Story of a Rabbit is about death and trying to understand it. It’s about life and trying to understand it. It’s about finding a dead rabbit one day and then confusing the memory of that death with the memory of your beloved father’s death, because you can sooner face one than the other.
Acting as his alter ego, Shon Dale-Jones presented what really amounts to a plain sad story — my dad died and it devastated me. If that were it, I might say Story of a Rabbit was a cheap way to pull at my heart strings, a short-sighted attempt to substitute sentimentality for artful stagecraft.
But there is art here that hangs on two lines of action, two deaths. In between Dale-Jones provokes all kinds of questions about memory and time and the nature of being. Are we more than the sum of our parts? How can order matter when in the end, all is disorder? And isn’t there something funny about a Welshman impersonating an “emerging artist from Wales,” who is himself telling you a story and then takes a moment to explain how he just told you that story?
Despite its subject matter (death) and postmodern sensibility (hyper-awareness of artifice), Story of a Rabbit is remarkably funny. Dale-Jones gets a lot of comedy out of turning the old saw show-don’t-tell on its head. For most of the first half, he explains what each of the items on stage are for, the problem of sight-lines in theater, and the structure that goes into a story (he uses a flip-chart to outline the main parts, as if it were Cliff’s Notes: “subject, narrative, ourselves”).

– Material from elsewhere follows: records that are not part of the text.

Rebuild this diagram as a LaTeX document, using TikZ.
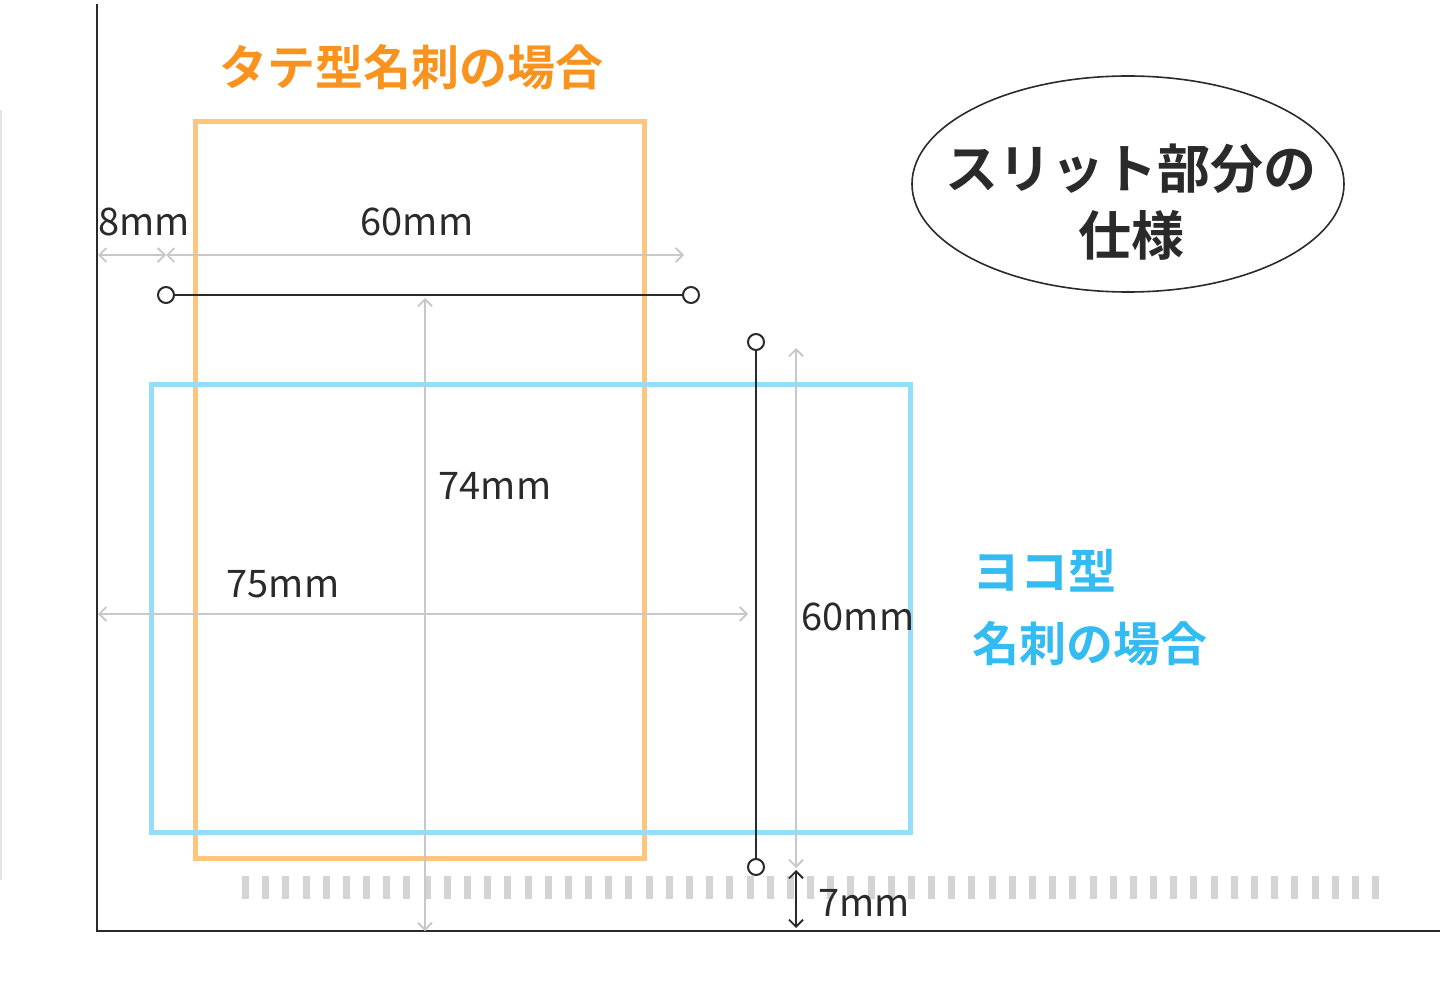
\documentclass[tikz,border=0pt]{standalone}
\usepackage{fontspec}
\setmainfont{Noto Sans CJK JP}
\newfontfamily\jpb{Noto Sans CJK JP}[BoldFont={Noto Sans CJK JP Bold}]
\usetikzlibrary{arrows.meta}
\definecolor{orangeT}{HTML}{F7931E}
\definecolor{orangeR}{HTML}{FDC67C}
\definecolor{blueT}{HTML}{33BBF2}
\definecolor{blueR}{HTML}{96DDF9}
\definecolor{dimgray}{HTML}{C8C8C8}
\definecolor{axisc}{HTML}{2A2A2A}
\definecolor{dashc}{HTML}{D4D4D4}
\tikzset{
  dimline/.style={draw=dimgray, line width=1.8pt, {Straight Barb[length=7pt,width=14pt]}-{Straight Barb[length=7pt,width=14pt]}},
  blkdim/.style={draw=axisc, line width=1.8pt, {Straight Barb[length=7pt,width=14pt]}-{Straight Barb[length=7pt,width=14pt]}},
  slit/.style={draw=axisc, line width=2pt},
  endpt/.style={circle, draw=axisc, line width=2pt, fill=white, minimum size=16pt, inner sep=0pt},
  dimlabel/.style={font=\fontsize{38}{40}\selectfont, text=axisc, anchor=base, inner sep=0pt},
  card/.style={line width=5pt},
}
\begin{document}
\begin{tikzpicture}[x=1pt,y=-1pt]
\useasboundingbox (0,0) rectangle (1440,1000);
% faint left line
\draw[draw=black!10, line width=2pt] (1,110) -- (1,880);
% slit dashes
\foreach \i in {0,...,56} {
  \fill[dashc] ({242+\i*20.18},876) rectangle ({249+\i*20.18},899);
}
% axes
\coordinate (ytop) at (97,4);
\coordinate (origin) at (97,931);
\coordinate (xend) at (1440,931);
\draw[axisc, line width=2.2pt] (ytop) -- (origin) -- (xend);
% cards
\draw[card, orangeR] (195,122) rectangle (644,858);
\draw[card, blueR] (151,384) rectangle (910,832);
% coordinates for dimensions
\coordinate (a8L) at (98,255);
\coordinate (a8R) at (166,255);
\coordinate (a60R) at (684,255);
\coordinate (a74T) at (425,298);
\coordinate (a74B) at (425,931);
\coordinate (a75L) at (98,614);
\coordinate (a75R) at (748,614);
\coordinate (a60vT) at (796,348);
\coordinate (a60vB) at (796,868);
\coordinate (a7T) at (796,870);
\coordinate (a7B) at (796,928);
% gray dimension arrows
\draw[dimline] (a8L) -- (a8R);
\draw[dimline] (a8R) -- (a60R);
\draw[dimline] (a74T) -- (a74B);
\draw[dimline] (a75L) -- (a75R);
\draw[dimline] (a60vT) -- (a60vB);
% 7mm black arrow
\draw[blkdim] (a7T) -- (a7B);
% slits
\node[endpt] (hL) at (166,295) {};
\node[endpt] (hR) at (691,295) {};
\draw[slit] (hL) -- (hR);
\node[endpt] (vT) at (756,342) {};
\node[endpt] (vB) at (756,867) {};
\draw[slit] (vT) -- (vB);
% labels
\node[dimlabel] (l8) at (144,236) {8mm};
\node[dimlabel] (l60) at (417,236) {60mm};
\node[dimlabel] (l74) at (495,499) {74mm};
\node[dimlabel] (l75) at (283,597) {75mm};
\node[dimlabel] (l60v) at (858,630) {60mm};
\node[dimlabel] (l7) at (864,916) {7mm};
% titles
\node[anchor=base west, inner sep=0pt, text=orangeT, font=\jpb\bfseries\fontsize{48}{50}\selectfont] (ttate) at (219,86) {タテ型名刺の場合};
\node[anchor=base west, inner sep=0pt, text=blueT, font=\jpb\bfseries\fontsize{48}{50}\selectfont] (tyoko1) at (972,589) {ヨコ型};
\node[anchor=base west, inner sep=0pt, text=blueT, font=\jpb\bfseries\fontsize{47}{50}\selectfont] (tyoko2) at (972,661) {名刺の場合};
% ellipse
\draw[axisc, line width=1.6pt] (1128,184) ellipse [x radius=216, y radius=108];
\node[anchor=base, inner sep=0pt, text=axisc, font=\jpb\bfseries\fontsize{53}{55}\selectfont] (s1) at (1131,189) {スリット部分の};
\node[anchor=base, inner sep=0pt, text=axisc, font=\jpb\bfseries\fontsize{53}{55}\selectfont] (s2) at (1131,256) {仕様};
\end{tikzpicture}
\end{document}
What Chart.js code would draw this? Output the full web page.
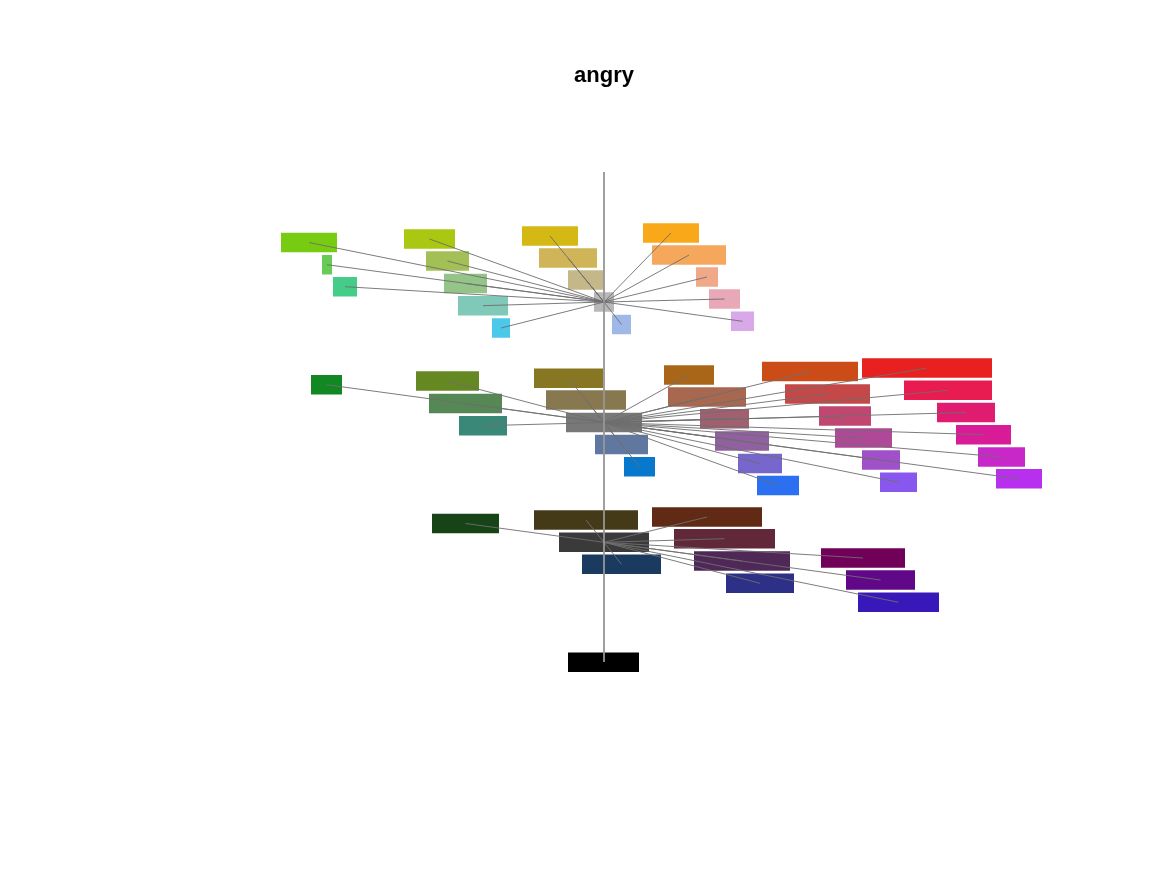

He reminds us throughout that each of us has his own way of experiencing a story, that we remember events differently, even ones we experienced at the same time. And he asks repeatedly that we think of our own experiences, our fathers, someone we loved and lost. He uses the word “reading” to describe how we interact with the play, which to my mind reflects the time he spent in literary theory-soaked Paris studying theater. He’s fascinating by fragmentation — of knowledge, of wood into sawdust, of bodies decomposing into oblivion. But even as things fall apart, they can be put back together again.
This may sound glib and academic, but it’s not. For all its abstraction, this one-man play strikes the heart deep. After all, it’s about loss. The telling and not showing is almost like a dramatic build up to when Dale-Jones finally shows and doesn’t tell. And that’s when I started crying. It was gorgeous when it happened (three times) and I don’t want to spoil it for you.
Also remarkable is what Story of a Rabbit manages to say about the human imagination. Even when the bones of the story are exposed, we still see a story. We fill in the gaps. We don’t even know who Hughes’ dad is. We never get a full portrait of the man. But the specifics of the individual are secondary to the qualities we imbue him with.